◆ **Supplied data**
•••••

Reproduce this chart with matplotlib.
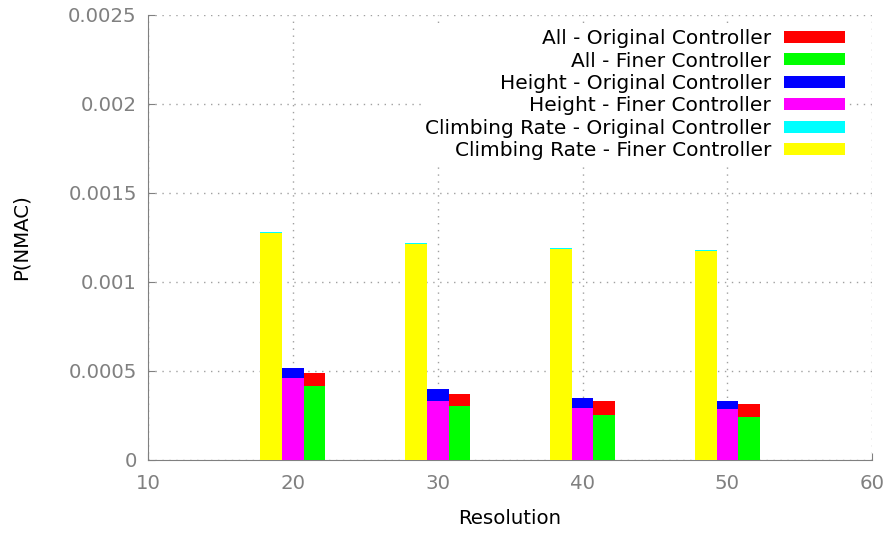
import matplotlib.pyplot as plt
import numpy as np

# resolutions and P(NMAC) per controller / constraint
resolution = np.array([20, 30, 40, 50])
all_orig = [0.000490, 0.000371, 0.000328, 0.000313]
all_finer = [0.000417, 0.000300, 0.000253, 0.000238]
height_orig = [0.000517, 0.000397, 0.000348, 0.000328]
height_finer = [0.000457, 0.000333, 0.000292, 0.000287]
climb_orig = [0.001280, 0.001220, 0.001190, 0.001180]
climb_finer = [0.001275, 0.001213, 0.001185, 0.001176]

fig = plt.figure(figsize=(8.91, 5.34), dpi=100)
ax = fig.add_axes([0.166, 0.139, 0.813, 0.833])

w = 1.5
h = {}
# climbing rate (left), height (middle), all (right); original behind finer
h["cro"] = ax.bar(resolution - w, climb_orig, w, color="#00ffff", zorder=3)
h["crf"] = ax.bar(resolution - w, climb_finer, w, color="#ffff00", zorder=4)
h["ho"] = ax.bar(resolution, height_orig, w, color="#0000ff", zorder=3)
h["hf"] = ax.bar(resolution, height_finer, w, color="#ff00ff", zorder=4)
h["ao"] = ax.bar(resolution + w, all_orig, w, color="#ff0000", zorder=3)
h["af"] = ax.bar(resolution + w, all_finer, w, color="#00ff00", zorder=4)

ax.set_xlim(10, 60)
ax.set_ylim(0, 0.0025)
ax.set_xticks([10, 20, 30, 40, 50, 60])
ax.set_yticks([0, 0.0005, 0.001, 0.0015, 0.002, 0.0025])
ax.set_yticklabels(["0", "0.0005", "0.001", "0.0015", "0.002", "0.0025"])

gray = "#808080"
ax.grid(True, linestyle=(0, (1, 4)), color="#a0a0a0", linewidth=1.0, zorder=0)
for s in ["top", "right"]:
    ax.spines[s].set_visible(False)
for s in ["left", "bottom"]:
    ax.spines[s].set_color(gray)
ax.tick_params(direction="in", colors=gray, labelsize=14.2, length=5, pad=8)
ax.tick_params(axis="x", pad=10)

ax.set_xlabel("Resolution", fontsize=14.2, labelpad=12)
ax.set_ylabel("P(NMAC)", fontsize=14.2, labelpad=27)

labels = ["All - Original Controller", "All - Finer Controller",
          "Height - Original Controller", "Height - Finer Controller",
          "Climbing Rate - Original Controller", "Climbing Rate - Finer Controller"]
handles = [h["ao"], h["af"], h["ho"], h["hf"], h["cro"], h["crf"]]
leg = ax.legend(handles, labels, loc="upper right", markerfirst=False,
                bbox_to_anchor=(1 - 3 / 724, 1 + 10 / 445),
                fontsize=14.5, frameon=True, framealpha=1.0, edgecolor="none",
                fancybox=False, handlelength=3.05, handleheight=0.55,
                labelspacing=0.17, borderaxespad=1.0, handletextpad=0.63,
                borderpad=0.2)
for t in leg.get_texts():
    t.set_ha("right")
leg.set_zorder(5)

fig.savefig("out.png", dpi=100)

•••••

◆ **Task statement**
Give back exactly the lines from the first line of the data through the line with "import numpy as np", pictures excluded.

◆ **Exercise solution**
Reproduce this chart with matplotlib.
import matplotlib.pyplot as plt
import numpy as np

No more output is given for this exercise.